Friday, June 17, 2011

T&x@$ Q - Beef? Really??


Yeah, really. Beef brisket barbecue.  Look at it.  You know it's wrong, but it's just unavoidable. At some point, if you steep yourself in woodsmoke and ash long enough, you're going to have to lay down your abundant pig and put some beef on the burner.

I must admit, I have often passed through Texas, but never stayed long enough to even call myself a visitor. I've spent more nights in Oklahoma - which is to say, two - than I have in Texas, which is sure to rile any Longhorn.  But, I have had 'q in Amarillo, which is bound to be as good a place as any, I suppose, if you're looking for some beef. (I've never spent the night, but I have eaten a few meals in Tejas; I've got my priorities on straight)

My approach to the brisket is pretty straightforward. Which is my excuse for not taking any pictures of it before it was virtually finished.  I started with three pounds from the flat cut, not the point, which has too much internal fat  - great for corning, not so much for smoking. Some of the fat cap was removed when I had it trimmed at the butcher, but a nice bit of fat cap keeps the whole thing moist, and adds a load of flavor, so you do NOT want to remove all of it.

My dry rub was super simple.  Salt, pepper, and chili powder, in roughly equal amounts, rubbed all over the hunk o' meat.  I've heard tell of Dalmation rub - naught but salt 'n pepper - and that sounds right to me, too.

After futzing with my smoker a bit (chunks or chips, chunks or chips??) I went with large hickory chunks, and got enough smoke going to smelt iron.  Hickory smoke was just pouring out of the grill, and the temperature got close to 275º (more like 260º, really). That seemed ideal.  I gave it three hours in the smoker, without touching a thing - added a bit of wood after 90 minutes, but that was it. I was looking to get the whole thing up to 160º internal temp, and the beef was there in three hours.
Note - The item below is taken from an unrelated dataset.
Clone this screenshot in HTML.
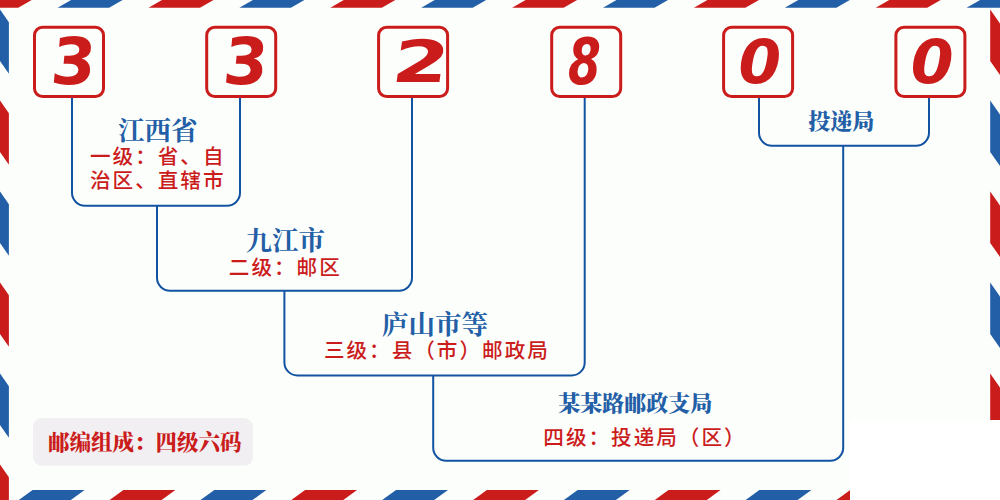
<!DOCTYPE html>
<html lang="zh-CN"><head><meta charset="utf-8"><title>332800</title>
<style>
html,body{margin:0;padding:0;}
body{width:1000px;height:500px;overflow:hidden;background:#fcfefc;position:relative;}
.t{position:absolute;white-space:nowrap;}
.b{font-family:"Liberation Serif","Noto Serif CJK SC",serif;color:#235fa6;}
.big{font-size:26.5px;line-height:36px;font-weight:700;}
.sm{font-size:22px;line-height:30px;font-weight:900;}
.lab{font-size:21.5px;line-height:30px;font-weight:900;color:#cb1c1c;}
.r{font-family:"Liberation Sans","Noto Sans CJK SC",sans-serif;font-weight:500;color:#cb1c1c;font-size:20.6px;line-height:24px;letter-spacing:2px;}
</style></head><body>
<svg width="1000" height="500" viewBox="0 0 1000 500" style="position:absolute;left:0;top:0">
<polygon fill="#cb1c1c" points="-33.3,7.7 18.2,7.7 31.7,0 -19.8,0"/>
<polygon fill="#235fa6" points="57.6,7.7 109.1,7.7 122.6,0 71.1,0"/>
<polygon fill="#cb1c1c" points="148.5,7.7 200.0,7.7 213.5,0 162.0,0"/>
<polygon fill="#235fa6" points="239.4,7.7 290.9,7.7 304.4,0 252.9,0"/>
<polygon fill="#cb1c1c" points="330.3,7.7 381.8,7.7 395.3,0 343.8,0"/>
<polygon fill="#235fa6" points="421.2,7.7 472.7,7.7 486.2,0 434.7,0"/>
<polygon fill="#cb1c1c" points="512.1,7.7 563.6,7.7 577.1,0 525.6,0"/>
<polygon fill="#235fa6" points="603.0,7.7 654.5,7.7 668.0,0 616.5,0"/>
<polygon fill="#cb1c1c" points="693.9,7.7 745.4,7.7 758.9,0 707.4,0"/>
<polygon fill="#235fa6" points="784.8,7.7 836.3,7.7 849.8,0 798.3,0"/>
<polygon fill="#cb1c1c" points="875.7,7.7 927.2,7.7 940.7,0 889.2,0"/>
<polygon fill="#235fa6" points="966.6,7.7 1018.1,7.7 1031.6,0 980.1,0"/>
<polygon fill="#cb1c1c" points="1057.5,7.7 1109.0,7.7 1122.5,0 1071.0,0"/>
<polygon fill="#cb1c1c" points="-58.2,490.1 -6.2,490.1 -20.0,500 -72.0,500"/>
<polygon fill="#235fa6" points="32.6,490.1 84.6,490.1 70.8,500 18.8,500"/>
<polygon fill="#cb1c1c" points="123.4,490.1 175.4,490.1 161.6,500 109.6,500"/>
<polygon fill="#235fa6" points="214.3,490.1 266.3,490.1 252.5,500 200.5,500"/>
<polygon fill="#cb1c1c" points="305.1,490.1 357.1,490.1 343.3,500 291.3,500"/>
<polygon fill="#235fa6" points="396.0,490.1 448.0,490.1 434.2,500 382.2,500"/>
<polygon fill="#cb1c1c" points="486.9,490.1 538.9,490.1 525.1,500 473.1,500"/>
<polygon fill="#235fa6" points="577.7,490.1 629.7,490.1 615.9,500 563.9,500"/>
<polygon fill="#cb1c1c" points="668.5,490.1 720.5,490.1 706.8,500 654.8,500"/>
<polygon fill="#235fa6" points="759.4,490.1 811.4,490.1 797.6,500 745.6,500"/>
<polygon fill="#cb1c1c" points="850.2,490.1 902.2,490.1 888.5,500 836.5,500"/>
<polygon fill="#235fa6" points="941.1,490.1 993.1,490.1 979.3,500 927.3,500"/>
<polygon fill="#cb1c1c" points="1031.9,490.1 1083.9,490.1 1070.1,500 1018.1,500"/>
<polygon fill="#235fa6" points="0,9.5 8.9,22.3 8.9,73.8 0,61.0"/>
<polygon fill="#cb1c1c" points="0,100.5 8.9,113.3 8.9,164.8 0,152.0"/>
<polygon fill="#235fa6" points="0,191.5 8.9,204.3 8.9,255.8 0,243.0"/>
<polygon fill="#cb1c1c" points="0,282.5 8.9,295.3 8.9,346.8 0,334.0"/>
<polygon fill="#235fa6" points="0,373.5 8.9,386.3 8.9,437.8 0,425.0"/>
<polygon fill="#cb1c1c" points="0,464.5 8.9,477.3 8.9,528.8 0,516.0"/>
<polygon fill="#cb1c1c" points="990.2,9.6 1000,23.4 1000,74.9 990.2,61.1"/>
<polygon fill="#235fa6" points="990.2,100.6 1000,114.4 1000,165.9 990.2,152.1"/>
<polygon fill="#cb1c1c" points="990.2,191.6 1000,205.4 1000,256.9 990.2,243.1"/>
<polygon fill="#235fa6" points="990.2,282.6 1000,296.4 1000,347.9 990.2,334.1"/>
<polygon fill="#cb1c1c" points="990.2,373.6 1000,387.4 1000,438.9 990.2,425.1"/>
<polygon fill="#235fa6" points="990.2,464.6 1000,478.4 1000,529.9 990.2,516.1"/>
<rect x="850" y="420" width="150" height="80" fill="#ffffff"/>
<path d="M72,97 V192.8 A13,13 0 0 0 85,205.8 H227 A13,13 0 0 0 240,192.8 V97 M157,205.8 V277.8 A13,13 0 0 0 170,290.8 H399 A13,13 0 0 0 412,277.8 V97 M284.4,290.8 V362.4 A13,13 0 0 0 297.4,375.4 H571.7 A13,13 0 0 0 584.7,362.4 V97 M433.2,375.4 V447.8 A13,13 0 0 0 446.2,460.8 H830.2 A13,13 0 0 0 843.2,447.8 V145.8 M759,97 V132.8 A13,13 0 0 0 772,145.8 H916 A13,13 0 0 0 929,132.8 V97" fill="none" stroke="#1253a2" stroke-width="2"/>
<rect x="34.5" y="27.25" width="69" height="69.25" rx="8" ry="8" fill="#fcfefc" stroke="#cb1c1c" stroke-width="3"/>
<rect x="206.7" y="27.25" width="69" height="69.25" rx="8" ry="8" fill="#fcfefc" stroke="#cb1c1c" stroke-width="3"/>
<rect x="378.6" y="27.25" width="69" height="69.25" rx="8" ry="8" fill="#fcfefc" stroke="#cb1c1c" stroke-width="3"/>
<rect x="551.7" y="27.25" width="69" height="69.25" rx="8" ry="8" fill="#fcfefc" stroke="#cb1c1c" stroke-width="3"/>
<rect x="723.6" y="27.25" width="69" height="69.25" rx="8" ry="8" fill="#fcfefc" stroke="#cb1c1c" stroke-width="3"/>
<rect x="895.9" y="27.25" width="69" height="69.25" rx="8" ry="8" fill="#fcfefc" stroke="#cb1c1c" stroke-width="3"/>
<rect x="33" y="418" width="220" height="47.8" rx="9" fill="#f1eff2"/>
<text font-size="100" style="font-family:&quot;DejaVu Sans&quot;,&quot;Liberation Sans&quot;,sans-serif;font-weight:700;font-style:oblique" fill="#cb1c1c" transform="matrix(0.6379 0 0.0638 0.6457 54.00 84.03)">3</text>
<text font-size="100" style="font-family:&quot;DejaVu Sans&quot;,&quot;Liberation Sans&quot;,sans-serif;font-weight:700;font-style:oblique" fill="#cb1c1c" transform="matrix(0.6379 0 0.0638 0.6457 226.20 84.03)">3</text>
<text font-size="100" style="font-family:&quot;DejaVu Sans&quot;,&quot;Liberation Sans&quot;,sans-serif;font-weight:700;font-style:oblique" fill="#cb1c1c" transform="matrix(0.8087 0 0.0809 0.5838 395.89 82.00)">2</text>
<text font-size="100" style="font-family:&quot;DejaVu Sans&quot;,&quot;Liberation Sans&quot;,sans-serif;font-weight:700;font-style:oblique" fill="#cb1c1c" transform="matrix(0.4734 0 0.0000 0.6318 568.05 83.75)">8</text>
<text font-size="100" style="font-family:&quot;DejaVu Sans&quot;,&quot;Liberation Sans&quot;,sans-serif;font-weight:700;font-style:oblique" fill="#cb1c1c" transform="matrix(0.6128 0 0.0000 0.6093 738.56 82.79)">0</text>
<text font-size="100" style="font-family:&quot;DejaVu Sans&quot;,&quot;Liberation Sans&quot;,sans-serif;font-weight:700;font-style:oblique" fill="#cb1c1c" transform="matrix(0.6160 0 0.0000 0.6093 910.64 82.79)">0</text>
</svg>
<div class="t b big" style="left:117.90px;top:112.70px;">江西省</div>
<div class="t r" style="left:90.00px;top:145.40px;">一级：省、自</div>
<div class="t r" style="left:90.00px;top:169.00px;">治区、直辖市</div>
<div class="t b big" style="left:245.50px;top:223.00px;">九江市</div>
<div class="t r" style="left:228.80px;top:256.00px;">二级：邮区</div>
<div class="t b big" style="left:382.00px;top:307.20px;">庐山市等</div>
<div class="t r" style="left:323.90px;top:339.00px;">三级：县（市）邮政局</div>
<div class="t b sm" style="left:558.20px;top:389.30px;">某某路邮政支局</div>
<div class="t r" style="left:543.30px;top:426.00px;">四级：投递局（区）</div>
<div class="t b sm" style="left:808.20px;top:106.80px;">投递局</div>
<div class="t b lab" style="left:48.00px;top:428.00px;">邮编组成：四级六码</div>
</body></html>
Then came the interesting part. Having smoked the beef to 160º, I resorted to "The Texas Crutch." The brisket is wrapped in tin foil, and some liquid - beer, apple juice, water (I used white wine, thereby assuring my eternal banishment form Texas I'm sure, but I'm not complaining) - is sealed in with the foil. Then, continue smoking for another hour or so.  At this point, you're not really smoking, since the smoke can't penetrate the foil, you're just slow cooking.  Keep it up until the meat hits 190º, checking on it after an hour.

Here is it is, right out of the "Crutch," a perfect 190º.
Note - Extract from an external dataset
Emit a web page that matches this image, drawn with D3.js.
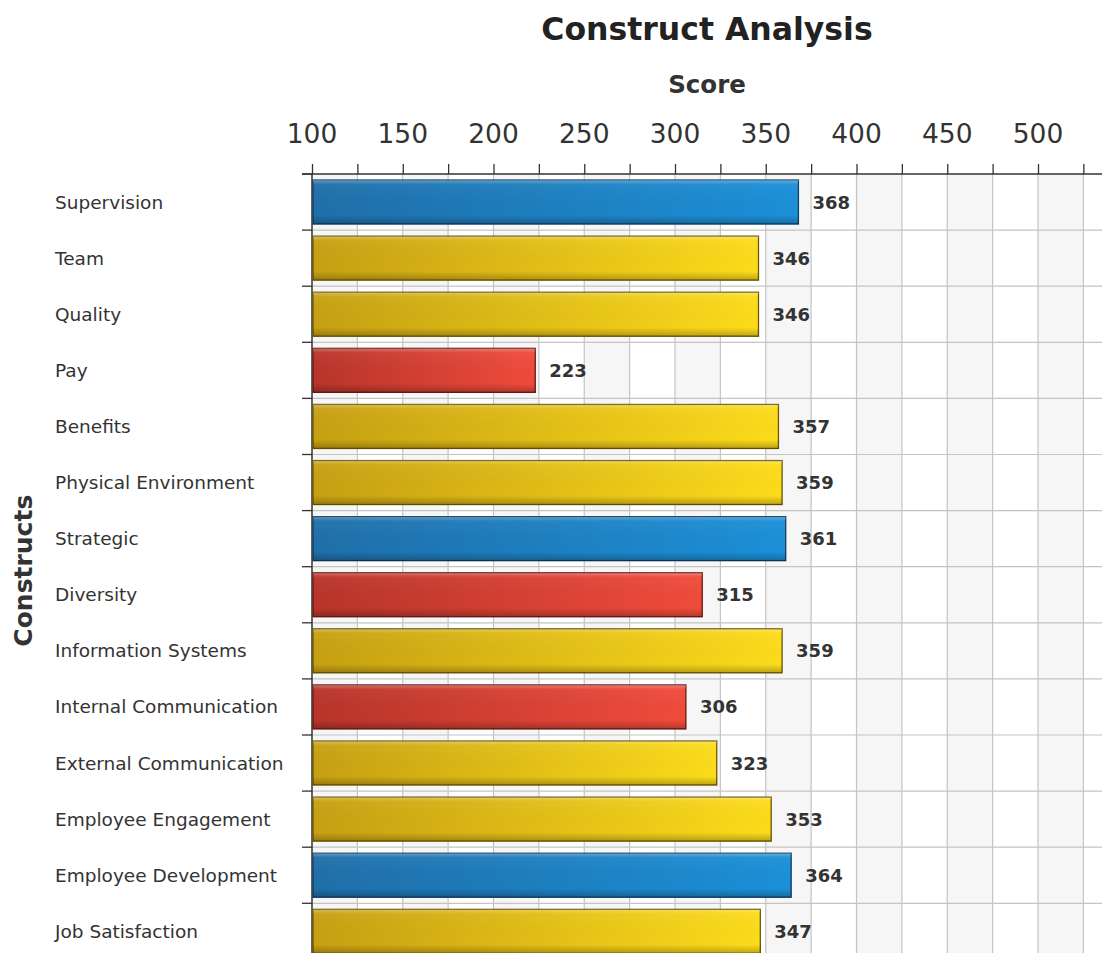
<!DOCTYPE html>
<html><head><meta charset="utf-8">
<script src="https://cdn.jsdelivr.net/npm/d3@7"></script>
<style>html,body{margin:0;padding:0;background:#fff;overflow:hidden}</style>
</head><body><svg id="c" width="1102" height="953"></svg>
<script>
const categories = ["Supervision","Team","Quality","Pay","Benefits","Physical Environment","Strategic","Diversity","Information Systems","Internal Communication","External Communication","Employee Engagement","Employee Development","Job Satisfaction"];
const scores = [368,346,346,223,357,359,361,315,359,306,323,353,364,347];
const colorGroups = ["blue","yellow","yellow","red","yellow","yellow","blue","red","yellow","red","yellow","yellow","blue","yellow"];
const xTicks = [100,125,150,175,200,225,250,275,300,325,350,375,400,425,450,475,500,525];
const xTickLabels = [100,150,200,250,300,350,400,450,500];
const chartTitle = "Construct Analysis", xTitle = "Score", yTitle = "Constructs";

const svg = d3.select("#c");
const F = "'DejaVu Sans', Verdana, sans-serif";
const pLeft = 312, pTop = 174, step = 56.1;
const x = d3.scaleLinear().domain([100, 540]).range([pLeft, pLeft + 440 * 1.815]);
const y = d3.scaleBand().domain(categories).range([pTop, pTop + step * categories.length]).paddingInner(0.216).paddingOuter(0.108);
const pRight = 1102, pBottom = 953;

const palette = {
  blue:   {l:"#1f6fa9", r:"#1b90d8", s:"#0e3b60"},
  yellow: {l:"#c6a012", r:"#fcdc1a", s:"#6a5500"},
  red:    {l:"#b8342a", r:"#f04b3b", s:"#6a1810"}
};
const defs = svg.append("defs");
Object.entries(palette).forEach(([k, c]) => {
  const g = defs.append("linearGradient").attr("id", "g-" + k).attr("x1", 0).attr("x2", 1).attr("y1", 0).attr("y2", 0);
  g.append("stop").attr("offset", 0).attr("stop-color", c.l);
  g.append("stop").attr("offset", 1).attr("stop-color", c.r);
});
const bev = defs.append("linearGradient").attr("id", "bevel").attr("x1", 0).attr("x2", 0).attr("y1", 0).attr("y2", 1);
bev.append("stop").attr("offset", 0).attr("stop-color", "#fff").attr("stop-opacity", 0.3);
bev.append("stop").attr("offset", 0.1).attr("stop-color", "#fff").attr("stop-opacity", 0.04);
bev.append("stop").attr("offset", 0.8).attr("stop-color", "#000").attr("stop-opacity", 0);
bev.append("stop").attr("offset", 1).attr("stop-color", "#000").attr("stop-opacity", 0.25);

// alternating column bands
const bands = svg.append("g");
for (let i = 0; i < xTicks.length; i++) {
  if ((xTicks[i] - 100) % 50 === 0) {
    const x0 = x(xTicks[i]), x1 = Math.min(x(xTicks[i] + 25), pRight);
    bands.append("rect").attr("x", x0).attr("y", pTop).attr("width", x1 - x0).attr("height", pBottom - pTop).attr("fill", "#f6f6f6");
  }
}
// vertical grid
svg.append("g").selectAll("line").data(xTicks.slice(1)).join("line")
  .attr("x1", d => x(d)).attr("x2", d => x(d)).attr("y1", pTop).attr("y2", pBottom)
  .attr("stroke", "#c4c4c4").attr("stroke-width", 1.2);
// horizontal grid at band boundaries
const bounds = categories.map((c, i) => pTop + i * y.step()).concat([pTop + categories.length * y.step()]);
svg.append("g").selectAll("line").data(bounds.slice(1)).join("line")
  .attr("x1", pLeft).attr("x2", pRight).attr("y1", d => d).attr("y2", d => d)
  .attr("stroke", "#c4c4c4").attr("stroke-width", 1.2);

// top axis
const ax = svg.append("g").attr("transform", `translate(0,${pTop})`)
  .call(d3.axisTop(x).tickValues(xTicks).tickSize(10).tickFormat(""));
ax.select(".domain").remove();
ax.selectAll("line").attr("stroke", "#333").attr("stroke-width", 1.3);
svg.append("line").attr("x1", pLeft - 10).attr("x2", pRight).attr("y1", pTop).attr("y2", pTop).attr("stroke", "#333").attr("stroke-width", 1.5);
svg.append("g").selectAll("text").data(xTickLabels).join("text")
  .attr("x", d => x(d)).attr("y", 143).attr("text-anchor", "middle")
  .attr("font-family", F).attr("font-size", 26.5).attr("fill", "#333").text(d => d);

// left axis
svg.append("line").attr("x1", pLeft).attr("x2", pLeft).attr("y1", pTop).attr("y2", pBottom).attr("stroke", "#333").attr("stroke-width", 1.5);
svg.append("g").selectAll("line").data(bounds).join("line")
  .attr("x1", pLeft - 10).attr("x2", pLeft).attr("y1", d => d).attr("y2", d => d).attr("stroke", "#333").attr("stroke-width", 1.3);
svg.append("g").selectAll("text").data(categories).join("text")
  .attr("x", 55).attr("y", d => y(d) + y.bandwidth() / 2).attr("dy", "0.35em")
  .attr("font-family", F).attr("font-size", 18.5).attr("fill", "#333").text(d => d);

// bars
const bars = svg.append("g").selectAll("g").data(categories).join("g");
bars.append("rect").attr("x", x(100) + 1).attr("y", d => y(d))
  .attr("width", (d, i) => x(scores[i]) - x(100) - 1).attr("height", y.bandwidth())
  .attr("fill", (d, i) => `url(#g-${colorGroups[i]})`)
  .attr("stroke", (d, i) => palette[colorGroups[i]].s).attr("stroke-width", 1.3);
bars.append("rect").attr("x", x(100) + 1).attr("y", d => y(d))
  .attr("width", (d, i) => x(scores[i]) - x(100) - 1).attr("height", y.bandwidth())
  .attr("fill", "url(#bevel)");
bars.append("text").attr("x", (d, i) => x(scores[i]) + 14).attr("y", d => y(d) + y.bandwidth() / 2).attr("dy", "0.36em")
  .attr("font-family", F).attr("font-weight", "bold").attr("font-size", 18).attr("fill", "#333")
  .text((d, i) => scores[i]);

// titles
const cx = (pLeft + pRight) / 2;
svg.append("text").attr("x", cx).attr("y", 40).attr("text-anchor", "middle")
  .attr("font-family", F).attr("font-weight", "bold").attr("font-size", 31.5).attr("fill", "#222").text(chartTitle);
svg.append("text").attr("x", cx).attr("y", 93).attr("text-anchor", "middle")
  .attr("font-family", F).attr("font-weight", "bold").attr("font-size", 24.5).attr("fill", "#333").text(xTitle);
svg.append("text").attr("transform", `translate(32,${(pTop + pTop + step * 14) / 2 + 4}) rotate(-90)`).attr("text-anchor", "middle")
  .attr("font-family", F).attr("font-weight", "bold").attr("font-size", 25).attr("fill", "#333").text(yTitle);
</script></body></html>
Here's why you want that fat cap. The fat has just absorbed all the goodness of the smoking and slow cooking, burnished the meat to a delectable finish

Now THAT looks pretty good. Most of that liquid is just the wine, and a bit of fat- the meat itself is still plenty juicy.

 Once you slice up the whole thing, you're left with some of the finest cooks' treats imaginable, the shredded leavings of the sliced brisket.  In New Orleans they make whole po' boys out of this "debris," compiled from several days worth of pot roasting. As Calvin Trillin said, the best food in the world is the Arthur Bryant burnt ends of cut brisket (this is about as close as I can get to that), and they used to give that away for FREE while customers waited to be seated

I don't know if it's the "best" food in the world.  But I have a feeling I will be smoking more brisket again.  And now I have one less reason to go to Texas. I can do beef right here in Carrboro (keep it down, or the Tar Heels may kick me out, too!)
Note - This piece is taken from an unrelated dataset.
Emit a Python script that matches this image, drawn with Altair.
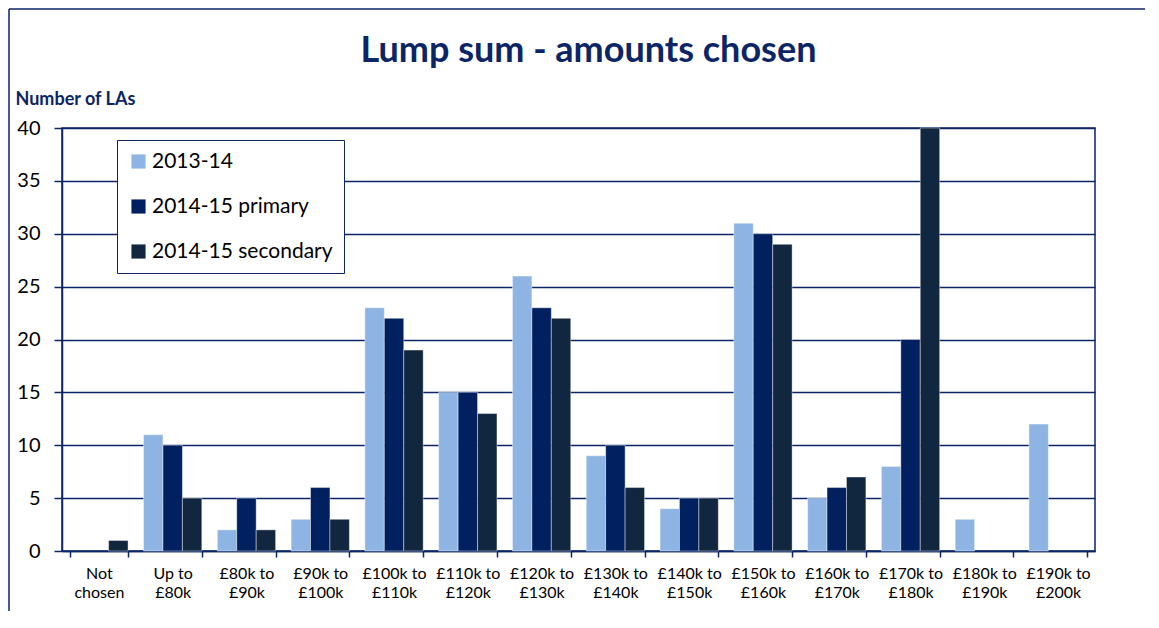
import altair as alt
import pandas as pd

categories = ["Not|chosen", "Up to|£80k", "£80k to|£90k", "£90k to|£100k", "£100k to|£110k",
              "£110k to|£120k", "£120k to|£130k", "£130k to|£140k", "£140k to|£150k",
              "£150k to|£160k", "£160k to|£170k", "£170k to|£180k", "£180k to|£190k",
              "£190k to|£200k"]
series_names = ["2013-14", "2014-15 primary", "2014-15 secondary"]
v_2013_14 = [0, 11, 2, 3, 23, 15, 26, 9, 4, 31, 5, 8, 3, 12]
v_2014_15_primary = [0, 10, 5, 6, 22, 15, 23, 10, 5, 30, 6, 20, 0, 0]
v_2014_15_secondary = [1, 5, 2, 3, 19, 13, 22, 6, 5, 29, 7, 40, 0, 0]
colors = ["#8DB4E2", "#002060", "#11263F"]
y_ticks = [0, 5, 10, 15, 20, 25, 30, 35, 40]

navy = "#0B2566"

rows = []
for i, c in enumerate(categories):
    for s, vals in zip(series_names, [v_2013_14, v_2014_15_primary, v_2014_15_secondary]):
        rows.append({"category": c, "series": s, "value": vals[i]})
df = pd.DataFrame(rows)

bars = alt.Chart(df).transform_filter("datum.value > 0").mark_bar(
    stroke="white", strokeWidth=0.6, strokeOpacity=0.7
).encode(
    x=alt.X("category:N", sort=categories,
            scale=alt.Scale(domain=categories, paddingInner=0.21, paddingOuter=0.105),
            axis=alt.Axis(title=None, labelExpr="split(datum.label, '|')", labelAngle=0,
                          tickBand="extent", ticks=True, tickSize=6, tickColor=navy,
                          tickWidth=1.5, domainColor=navy, domainWidth=1.5,
                          labelFontSize=16, labelColor="black", labelPadding=8,
                          labelLineHeight=19, grid=False)),
    xOffset=alt.XOffset("series:N", sort=series_names,
                        scale=alt.Scale(domain=series_names, paddingInner=0, paddingOuter=0)),
    y=alt.Y("value:Q", scale=alt.Scale(domain=[0, 40], nice=False),
            axis=alt.Axis(values=y_ticks, title="Number of LAs", titleAngle=0,
                          titleX=-47, titleY=-24, titleAlign="left",
                          titleBaseline="alphabetic", titleFontSize=18,
                          titleFontWeight="bold", titleColor=navy,
                          labelFontSize=20, labelColor="black", tickSize=8,
                          tickColor=navy, tickWidth=1.5, labelPadding=14,
                          domainColor=navy, domainWidth=1.5,
                          grid=True, gridColor=navy, gridWidth=1.3)),
    color=alt.Color("series:N", sort=series_names,
                    scale=alt.Scale(domain=series_names, range=colors),
                    legend=alt.Legend(title=None, orient="none", legendX=55, legendY=12,
                                      direction="vertical", symbolType="square",
                                      symbolSize=200, symbolStrokeWidth=0,
                                      labelFontSize=21, labelColor="black", labelLimit=0,
                                      rowPadding=23, padding=11, strokeColor=navy,
                                      fillColor="white", labelOffset=3)),
)

frame_data = alt.Data(values=[{}])
frame_left = alt.Chart(frame_data).mark_rule(stroke=navy, strokeWidth=1.5).encode(
    x=alt.value(-53), y=alt.value(-119), y2=alt.value(483))
frame_top = alt.Chart(frame_data).mark_rule(stroke=navy, strokeWidth=1.5).encode(
    x=alt.value(-53), x2=alt.value(1083), y=alt.value(-119))

chart = alt.layer(frame_left, frame_top, bars).properties(
    width=1033, height=423,
    padding={"left": 54, "top": 120, "right": 56, "bottom": 60},
    autosize=alt.AutoSizeParams(type="none"),
    title=alt.TitleParams("Lump sum - amounts chosen", fontSize=36, fontWeight="bold",
                          color=navy, anchor="middle", frame="group", offset=-62, dx=10),
).configure(font="Lato").configure_view(stroke=navy, strokeWidth=1.5)

chart.save("out.html", embed_options={"renderer": "svg", "actions": False})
  1. That's pretty much how I smoke mine too, although I usually run it at around 225. It seems like there's a point when the meat gets to about 130 then plateaus out for a while. A little bit of patience and it will eventually get to temperature.

    After it gets to where it won't take any more smoke, I foil it too. Instead of keeping it in the oven, I put it in an ice chest, cover it with old beach towels and let it sit for an hour or so. That's what sees to do the the trick.

  2. It's a terrible thing to crave BBQ when you know that there's none to be had.

  3. I have some in my freezer with your name on it.

    I've heard of the ice chest trick, too. It'd be nice if I could control for temperature enough to keep the smoke billowing at 225, but it seems my hot plate method either really cranks, which only get's it just over 250, or it just fizzles. I think the tin foil is a masterstroke. And, frankly, I've finished loads of ribs in a low oven, and they come out perfect.